WHAT YOU HAVE TO DO.
Print all of the data exactly.

SUPPLIED INFORMATION.
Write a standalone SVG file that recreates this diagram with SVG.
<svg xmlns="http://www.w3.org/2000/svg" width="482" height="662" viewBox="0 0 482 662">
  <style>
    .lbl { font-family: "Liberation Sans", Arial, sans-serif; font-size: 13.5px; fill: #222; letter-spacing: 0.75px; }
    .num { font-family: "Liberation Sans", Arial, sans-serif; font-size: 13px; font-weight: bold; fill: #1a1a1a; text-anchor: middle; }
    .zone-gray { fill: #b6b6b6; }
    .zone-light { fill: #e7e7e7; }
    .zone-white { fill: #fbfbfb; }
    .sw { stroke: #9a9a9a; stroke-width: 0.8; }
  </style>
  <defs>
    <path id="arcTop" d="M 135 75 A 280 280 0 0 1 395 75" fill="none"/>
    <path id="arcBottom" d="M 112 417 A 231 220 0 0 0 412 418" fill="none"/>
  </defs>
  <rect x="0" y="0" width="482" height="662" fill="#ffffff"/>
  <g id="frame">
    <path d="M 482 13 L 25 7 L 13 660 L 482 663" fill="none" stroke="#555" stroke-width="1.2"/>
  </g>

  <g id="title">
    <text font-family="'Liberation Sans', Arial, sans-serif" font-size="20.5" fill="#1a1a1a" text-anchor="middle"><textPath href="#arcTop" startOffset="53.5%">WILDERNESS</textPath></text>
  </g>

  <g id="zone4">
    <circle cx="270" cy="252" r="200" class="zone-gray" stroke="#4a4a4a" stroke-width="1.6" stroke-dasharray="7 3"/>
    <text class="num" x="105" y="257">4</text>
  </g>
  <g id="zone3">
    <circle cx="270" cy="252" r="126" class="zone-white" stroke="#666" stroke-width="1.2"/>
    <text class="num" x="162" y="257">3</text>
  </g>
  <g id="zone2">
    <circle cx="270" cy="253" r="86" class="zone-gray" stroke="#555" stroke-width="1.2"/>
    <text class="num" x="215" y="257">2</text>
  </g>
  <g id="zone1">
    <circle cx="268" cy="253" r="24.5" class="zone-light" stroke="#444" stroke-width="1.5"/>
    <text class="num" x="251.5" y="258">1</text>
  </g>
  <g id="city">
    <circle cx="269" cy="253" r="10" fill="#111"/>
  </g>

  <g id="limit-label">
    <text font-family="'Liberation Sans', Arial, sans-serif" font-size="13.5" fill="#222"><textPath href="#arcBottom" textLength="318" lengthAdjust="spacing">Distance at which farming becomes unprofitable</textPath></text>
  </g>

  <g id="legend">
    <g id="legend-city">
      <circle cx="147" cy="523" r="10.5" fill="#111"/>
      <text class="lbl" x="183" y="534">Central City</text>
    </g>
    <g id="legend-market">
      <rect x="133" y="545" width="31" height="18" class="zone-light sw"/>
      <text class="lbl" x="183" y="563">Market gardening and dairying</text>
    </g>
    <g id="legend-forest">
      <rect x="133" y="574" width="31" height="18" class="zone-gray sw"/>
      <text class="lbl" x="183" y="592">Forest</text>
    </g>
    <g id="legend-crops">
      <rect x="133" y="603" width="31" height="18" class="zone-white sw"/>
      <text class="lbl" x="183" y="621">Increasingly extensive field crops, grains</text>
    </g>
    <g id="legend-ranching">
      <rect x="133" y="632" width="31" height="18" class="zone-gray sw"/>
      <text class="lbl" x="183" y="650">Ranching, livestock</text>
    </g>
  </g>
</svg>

SOLUTION.
Write a standalone SVG file that recreates this diagram with SVG.
<svg xmlns="http://www.w3.org/2000/svg" width="482" height="662" viewBox="0 0 482 662">
  <style>
    .lbl { font-family: "Liberation Sans", Arial, sans-serif; font-size: 13.5px; fill: #222; letter-spacing: 0.75px; }
    .num { font-family: "Liberation Sans", Arial, sans-serif; font-size: 13px; font-weight: bold; fill: #1a1a1a; text-anchor: middle; }
    .zone-gray { fill: #b6b6b6; }
    .zone-light { fill: #e7e7e7; }
    .zone-white { fill: #fbfbfb; }
    .sw { stroke: #9a9a9a; stroke-width: 0.8; }
  </style>
  <defs>
    <path id="arcTop" d="M 135 75 A 280 280 0 0 1 395 75" fill="none"/>
    <path id="arcBottom" d="M 112 417 A 231 220 0 0 0 412 418" fill="none"/>
  </defs>
  <rect x="0" y="0" width="482" height="662" fill="#ffffff"/>
  <g id="frame">
    <path d="M 482 13 L 25 7 L 13 660 L 482 663" fill="none" stroke="#555" stroke-width="1.2"/>
  </g>

  <g id="title">
    <text font-family="'Liberation Sans', Arial, sans-serif" font-size="20.5" fill="#1a1a1a" text-anchor="middle"><textPath href="#arcTop" startOffset="53.5%">WILDERNESS</textPath></text>
  </g>

  <g id="zone4">
    <circle cx="270" cy="252" r="200" class="zone-gray" stroke="#4a4a4a" stroke-width="1.6" stroke-dasharray="7 3"/>
    <text class="num" x="105" y="257">4</text>
  </g>
  <g id="zone3">
    <circle cx="270" cy="252" r="126" class="zone-white" stroke="#666" stroke-width="1.2"/>
    <text class="num" x="162" y="257">3</text>
  </g>
  <g id="zone2">
    <circle cx="270" cy="253" r="86" class="zone-gray" stroke="#555" stroke-width="1.2"/>
    <text class="num" x="215" y="257">2</text>
  </g>
  <g id="zone1">
    <circle cx="268" cy="253" r="24.5" class="zone-light" stroke="#444" stroke-width="1.5"/>
    <text class="num" x="251.5" y="258">1</text>
  </g>
  <g id="city">
    <circle cx="269" cy="253" r="10" fill="#111"/>
  </g>

  <g id="limit-label">
    <text font-family="'Liberation Sans', Arial, sans-serif" font-size="13.5" fill="#222"><textPath href="#arcBottom" textLength="318" lengthAdjust="spacing">Distance at which farming becomes unprofitable</textPath></text>
  </g>

  <g id="legend">
    <g id="legend-city">
      <circle cx="147" cy="523" r="10.5" fill="#111"/>
      <text class="lbl" x="183" y="534">Central City</text>
    </g>
    <g id="legend-market">
      <rect x="133" y="545" width="31" height="18" class="zone-light sw"/>
      <text class="lbl" x="183" y="563">Market gardening and dairying</text>
    </g>
    <g id="legend-forest">
      <rect x="133" y="574" width="31" height="18" class="zone-gray sw"/>
      <text class="lbl" x="183" y="592">Forest</text>
    </g>
    <g id="legend-crops">
      <rect x="133" y="603" width="31" height="18" class="zone-white sw"/>
      <text class="lbl" x="183" y="621">Increasingly extensive field crops, grains</text>
    </g>
    <g id="legend-ranching">
      <rect x="133" y="632" width="31" height="18" class="zone-gray sw"/>
      <text class="lbl" x="183" y="650">Ranching, livestock</text>
    </g>
  </g>
</svg>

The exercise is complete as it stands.